My take is this:  As long as human beings are unique, as long as even one of them thinks independently of others, Utopia is a total pipe dream.  Compliance must be forced.  Or human beings must cease to be human by giving up their uniqueness.  Either way, what you end up with is something that always morphs into dystopia.

In a dystopia people usually take one of two routes:  1) They are unsettled and self-censoring as they battle “living within the Lie,” as Vaclav Havel wrote. Or 2) they simply become automated and content to live a machine-like existence.  Nothing utopian about either alternative. So the whole idea of utopia is self-refuting.  At least for humans.

Which brings us to a regime like North Korea.  Just look a little bit at the video above in which its citizens wept hysterically over the announcement of Kim Jong-Il’s death three years ago.  What does this tell you?  Its citizens are utterly dependent upon the government and have psychologically succumbed to the Cult of Personality.  Out of fear and conformity and compliance, they ape one another in their grief, which is in one sense real and in another sense not real — not natural –at all.  It suggests total psychological isolation of people who cannot freely associate. Slaves. I’m especially amazed watching from 1:19-1:25, two youth are standing behind the man who is in paroxysms of wailing.  They aren’t sure what to do, but looking around they realize they are *supposed* to get down on their knees.  So they do.
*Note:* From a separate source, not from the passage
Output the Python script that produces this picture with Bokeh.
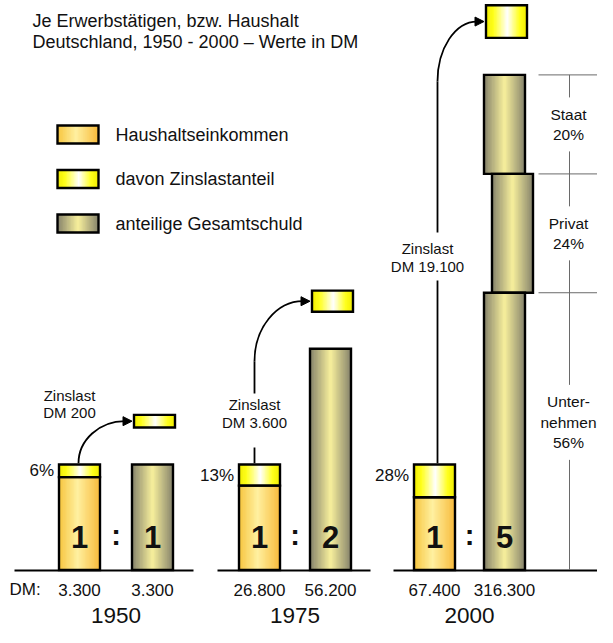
from bokeh.plotting import figure
from bokeh.models import Range1d, ColumnDataSource, Arrow, NormalHead
from bokeh.core.properties import value
from bokeh.embed import file_html
from bokeh.resources import INLINE

# ---------------- data ----------------
jahre = ["1950", "1975", "2000"]
einkommen = [3300, 26800, 67400]          # Haushaltseinkommen, DM
gesamtschuld = [3300, 56200, 316300]      # anteilige Gesamtschuld, DM
zinslast = [200, 3600, 19100]             # Zinslast, DM
zins_prozent = [6, 13, 28]                # Zinslastanteil in %
zins_segment_anteil = [0.12, 0.20, 0.31]  # drawn height of interest segment (share of income bar)
sektoren = [["Staat"], ["Privat"], ["Unter-", "nehmen"]]
sektor_anteile = [20, 24, 56]             # share of total debt 2000, %
legende = ["Haushaltseinkommen", "davon Zinslastanteil", "anteilige Gesamtschuld"]
titel = ["Je Erwerbstätigen, bzw. Haushalt", "Deutschland, 1950 - 2000 – Werte in DM"]


def dm(v):
    return f"{v:,}".replace(",", ".")


# ---------------- styles / layout ----------------
FONT = value("Liberation Sans")
TXT = "#111111"
GRAD_INC = [(0.0, "#F7C53E"), (0.45, "#FFF0A0"), (1.0, "#F8BA3A")]
GRAD_ZINS = [(0.0, "#F0EC00"), (0.18, "#FFFF1A"), (0.52, "#FFFFFF"), (0.82, "#FFFF1A"), (1.0, "#F0EC00")]
GRAD_DEBT = [(0.0, "#85826B"), (0.5, "#F8F09C"), (1.0, "#85826B")]

p = figure(width=597, height=627, x_range=Range1d(0, 597), y_range=Range1d(627, 0),
           output_backend="svg", toolbar_location=None, min_border=0,
           x_axis_location=None, y_axis_location=None, outline_line_color=None)
p.grid.visible = False
p.background_fill_color = "white"
p.border_fill_color = "white"

BASE = 569.5
UNIT = 105.5
BW = 41
LW = 2.4
inc_cx = [79, 259, 434]
debt_cx = [152, 330, 504]
base_ext = [(14, 193), (217, 370), (393, 597)]
line_dx = [-1, -5, 3]
anno_x_dx = [-10, -5, -7]
anno_y = [403.5, 413, 257]
line_gap = [None, (393, 447), (232, 280)]
seg_dx = [0, 8, 0]
GAP_BOX = 37
DIM_X = 569
TEXT_X = 568


def hex2rgb(h):
    return tuple(int(h[k:k + 2], 16) for k in (1, 3, 5))


def interp(stops, t):
    for (p0, c0), (p1, c1) in zip(stops[:-1], stops[1:]):
        if p0 <= t <= p1:
            f = (t - p0) / (p1 - p0) if p1 > p0 else 0
            a, b = hex2rgb(c0), hex2rgb(c1)
            return "#%02x%02x%02x" % tuple(int(round(a[k] + (b[k] - a[k]) * f)) for k in range(3))
    return stops[-1][1]


strips = dict(l=[], r=[], t=[], b=[], c=[])
outl = dict(l=[], r=[], t=[], b=[])


def grad_box(l, r, t, b, stops, n=30):
    w = (r - l) / n
    for k in range(n):
        strips["l"].append(l + k * w)
        strips["r"].append(min(r, l + (k + 1) * w + 0.7))
        strips["t"].append(t)
        strips["b"].append(b)
        strips["c"].append(interp(stops, (k + 0.5) / n))
    outl["l"].append(l)
    outl["r"].append(r)
    outl["t"].append(t)
    outl["b"].append(b)


texts = dict(x=[], y=[], s=[], size=[], align=[], style=[])


def txt(x, y, s, size="17px", align="center", style="normal"):
    texts["x"].append(x)
    texts["y"].append(y)
    texts["s"].append(s)
    texts["size"].append(size)
    texts["align"].append(align)
    texts["style"].append(style)


curves = []
lines = dict(x0=[], y0=[], x1=[], y1=[])
dim = dict(x0=[], y0=[], x1=[], y1=[])
arrows = []

# title
txt(32, 20, titel[0], "18px", "left")
txt(32, 41, titel[1], "18px", "left")

# legend
leg_grads = [GRAD_INC, GRAD_ZINS, GRAD_DEBT]
for k, lab in enumerate(legende):
    cy = 134 + k * 44.5
    grad_box(57, 98, cy - 9, cy + 9, leg_grads[k])
    txt(115, cy, lab, "18px", "left")

# panels
for i in range(3):
    top_inc = BASE - UNIT
    zh = UNIT * zins_segment_anteil[i]
    il, ir = inc_cx[i] - BW / 2, inc_cx[i] + BW / 2
    grad_box(il, ir, top_inc + zh, BASE, GRAD_INC)
    grad_box(il, ir, top_inc, top_inc + zh, GRAD_ZINS)

    ratio = gesamtschuld[i] / einkommen[i]
    dh = UNIT * ratio
    debt_top = BASE - dh
    dl, dr = debt_cx[i] - BW / 2, debt_cx[i] + BW / 2
    if i == 2:
        y = debt_top
        bounds = [y]
        for k, share in enumerate(sektor_anteile):
            h = dh * share / 100
            grad_box(dl + seg_dx[k], dr + seg_dx[k], y, y + h, GRAD_DEBT)
            y += h
            bounds.append(y)
        # dimension lines at the right
        for bnd in bounds[:-1]:
            dim["x0"].append(538); dim["y0"].append(bnd)
            dim["x1"].append(597); dim["y1"].append(bnd)
        vsegs = []
        prev = bounds[0]
        offs = [0, 0, -9]
        for k, names in enumerate(sektoren):
            rows = names + [f"{sektor_anteile[k]}%"]
            n = len(rows)
            mid = (bounds[k] + bounds[k + 1]) / 2 + offs[k]
            step = 20.5
            y0 = mid - step * (n - 1) / 2
            for r, s in enumerate(rows):
                txt(TEXT_X, y0 + r * step, s, "15.5px")
            half = n * 10.5 + 6
            vsegs.append((prev, mid - half))
            prev = mid + half
        vsegs.append((prev, BASE))
        for a, b in vsegs:
            dim["x0"].append(DIM_X); dim["y0"].append(a)
            dim["x1"].append(DIM_X); dim["y1"].append(b)
    else:
        grad_box(dl, dr, debt_top, BASE, GRAD_DEBT)

    # floating interest box
    bl, br = dl + 2, dr + 2
    bb = debt_top - GAP_BOX
    bt = bb - zh
    grad_box(bl, br, bt, bb, GRAD_ZINS)

    # baseline
    lines["x0"].append(base_ext[i][0]); lines["y0"].append(BASE + 0.5)
    lines["x1"].append(base_ext[i][1]); lines["y1"].append(BASE + 0.5)

    # arrow
    lx = inc_cx[i] + line_dx[i]
    cy = (bt + bb) / 2
    tip = bl - 2
    ex = tip - 7
    if line_gap[i] is None:
        sy = top_inc - LW / 2
    else:
        lines["x0"].append(lx); lines["y0"].append(top_inc - LW / 2)
        lines["x1"].append(lx); lines["y1"].append(line_gap[i][1])
        sy = line_gap[i][0]
    R = min(sy - cy, 60)
    if sy - cy > R:
        lines["x0"].append(lx); lines["y0"].append(sy)
        lines["x1"].append(lx); lines["y1"].append(cy + R)
    k = 0.552
    curves.append((lx, cy + R, ex, cy, lx, cy + R - k * R, ex - k * (ex - lx), cy))
    arrows.append((ex - 1, cy, tip, cy))

    # annotation text
    ax = inc_cx[i] + anno_x_dx[i]
    txt(ax, anno_y[i] - 8.75, "Zinslast", "15px")
    txt(ax, anno_y[i] + 8.75, "DM " + dm(zinslast[i]), "15px")

    # percent label
    txt(il - 5, top_inc + min(zh / 2, 11), f"{zins_prozent[i]}%", "17px", "right")

    # ratio digits
    txt(inc_cx[i], 536, str(round(einkommen[i] / einkommen[i])), "31px", "center", "bold")
    txt(debt_cx[i], 536, str(round(ratio)), "31px", "center", "bold")
    txt((inc_cx[i] + debt_cx[i]) / 2, 534, ":", "29px", "center", "bold")

    # values
    txt(inc_cx[i], 589, dm(einkommen[i]), "17px")
    txt(debt_cx[i], 589, dm(gesamtschuld[i]), "17px")

    # year
    txt((inc_cx[i] + debt_cx[i]) / 2, 614.5, jahre[i], "22.5px")

txt(9, 589, "DM:", "17px", "left")

# ---------------- draw ----------------
p.quad(left="l", right="r", top="t", bottom="b", fill_color="c", line_color=None,
       source=ColumnDataSource(strips))
p.quad(left="l", right="r", top="t", bottom="b", fill_color=None, line_color="black",
       line_width=LW, line_join="miter", source=ColumnDataSource(outl))

p.segment(x0="x0", y0="y0", x1="x1", y1="y1", source=ColumnDataSource(lines),
          line_color="black", line_width=1.8)
p.segment(x0="x0", y0="y0", x1="x1", y1="y1", source=ColumnDataSource(dim),
          line_color="#6a6a6a", line_width=1)

for c in curves:
    p.bezier(x0=c[0], y0=c[1], x1=c[2], y1=c[3], cx0=c[4], cy0=c[5], cx1=c[6], cy1=c[7],
             line_color="black", line_width=1.8)
for a in arrows:
    p.add_layout(Arrow(x_start=a[0], y_start=a[1], x_end=a[2], y_end=a[3], line_width=1.8,
                       end=NormalHead(size=9, fill_color="black", line_color="black", line_width=1)))

for style in ("normal", "bold"):
    for align in ("left", "center", "right"):
        idx = [j for j in range(len(texts["s"])) if texts["style"][j] == style and texts["align"][j] == align]
        if not idx:
            continue
        src = ColumnDataSource(dict(x=[texts["x"][j] for j in idx], y=[texts["y"][j] for j in idx],
                                    s=[texts["s"][j] for j in idx], size=[texts["size"][j] for j in idx]))
        p.text(x="x", y="y", text="s", text_font_size="size", source=src, text_font=FONT,
               text_font_style=style, text_align=align, text_baseline="middle", text_color=TXT)

open("out.html", "w").write(file_html(p, INLINE))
Earlier this week Sony bowed to that regime’s pressure not to release the movie “The Interview” because it was offensive to Kim Jong-Un’s regime.  Setting aside the whole issue of cowardice on the part of Sony, let’s focus on why North Korea would go so far as to conduct a cyberwar to get Sony to back down.

Suggesting the Supreme Leader could be assassinated?  Well, yeah, there’s that.  But it goes even deeper.  The movie (which doesn’t look to be a very good one, anyway) disrupts the North Korean narrative that it’s achieved Perfection rather than the institutionalized slavery of all of its people.  Such regimes are always subject to any straw that could break their back since their whole existence is built on a lie that will collapse under its own weight.